NASA Tests Moonwalk Technology in Arizona Desert
NASA Tests Moonwalk Technology in Arizona Desert

NASA Tests Moonwalk Technology in Arizona Desert

by Clarence Oxford

Los Angeles CA (SPX) May 15, 2024

NASA is conducting a week-long field test in the San Francisco Volcanic Field near Flagstaff, Arizona to practice moonwalk scenarios for the Artemis campaign.

NASA astronauts Kate Rubins and Andre Douglas are participating as crewmembers, wearing mockup spacesuit systems to perform technology demonstrations, hardware checkouts, and Artemis science-related operations.

Two integrated teams are working together to practice end-to-end lunar operations. The field team, consisting of astronauts, NASA engineers, and field experts, is conducting simulated moonwalks in the Arizona desert. A team of flight controllers and scientists at NASA’s Johnson Space Center in Houston is monitoring and guiding their activities.

“Field tests play a critical role in helping us test all of the systems, hardware, and technology we’ll need to conduct successful lunar operations during Artemis missions,” said Barbara Janoiko, director for the field test at Johnson. “Our engineering and science teams have worked together seamlessly to ensure we are prepared every step of the way for when astronauts step foot on the Moon again.”

The test includes four simulated moonwalks that follow operations planned for Artemis III and beyond, as well as six advanced technology runs. During these runs, teams will demonstrate technology that may be used for future Artemis missions, such as heads-up display capabilities using augmented reality or lighting beacons to guide crew back to the lander.

The science team at Johnson developed the science objectives for the field test, following a planning process designed for Artemis missions. Their preparation included creating geological maps, a list of science questions, and prioritized moonwalk locations for both the primary and backup “landing sites” for the test.

“During Artemis III, the astronauts will be our science operators on the lunar surface with an entire science team supporting them from here on Earth,” said Cherie Achilles, science officer for the test at NASA’s Goddard Space Flight Center in Greenbelt, Maryland. “This simulation gives us an opportunity to practice conducting geology from afar in real time.”

The test will evaluate challenges associated with lunar South Pole operations, including data collection and communications between the flight control team and science team in Houston for rapid decision-making protocols.

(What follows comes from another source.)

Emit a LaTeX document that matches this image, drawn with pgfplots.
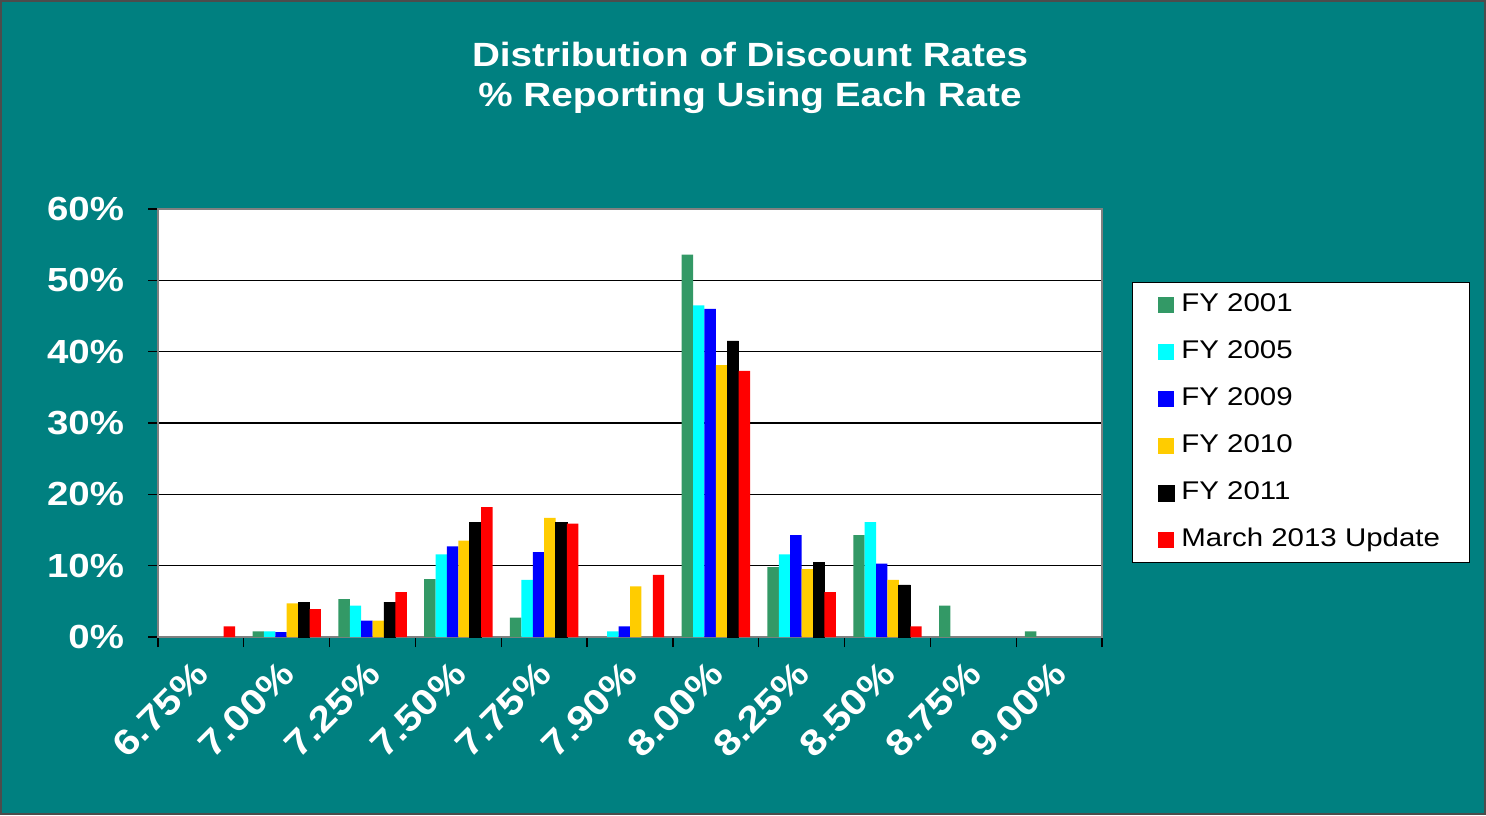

At the conclusion of each simulated moonwalk, the science team, flight control team, crewmembers, and field experts will come together to discuss and record lessons learned. NASA will apply these lessons to Artemis missions, commercial vendor development, and other technology development.

This field test is the fifth in the series conducted by the Joint Extravehicular Activity and Human Surface Mobility Test Team led out of Johnson. This test expands on previous field tests and is the highest fidelity Artemis moonwalk mission simulation to date.

NASA uses field tests to simulate missions to prepare for deep space destinations. The Arizona desert has been a training ground for lunar exploration since the Apollo era due to similarities to the lunar terrain, including craters, faults, and volcanic features.

Through Artemis, NASA will land the first woman, the first person of color, and its first international partner astronaut on the Moon, paving the way for long-term lunar exploration and serving as a stepping stone for astronaut missions to Mars.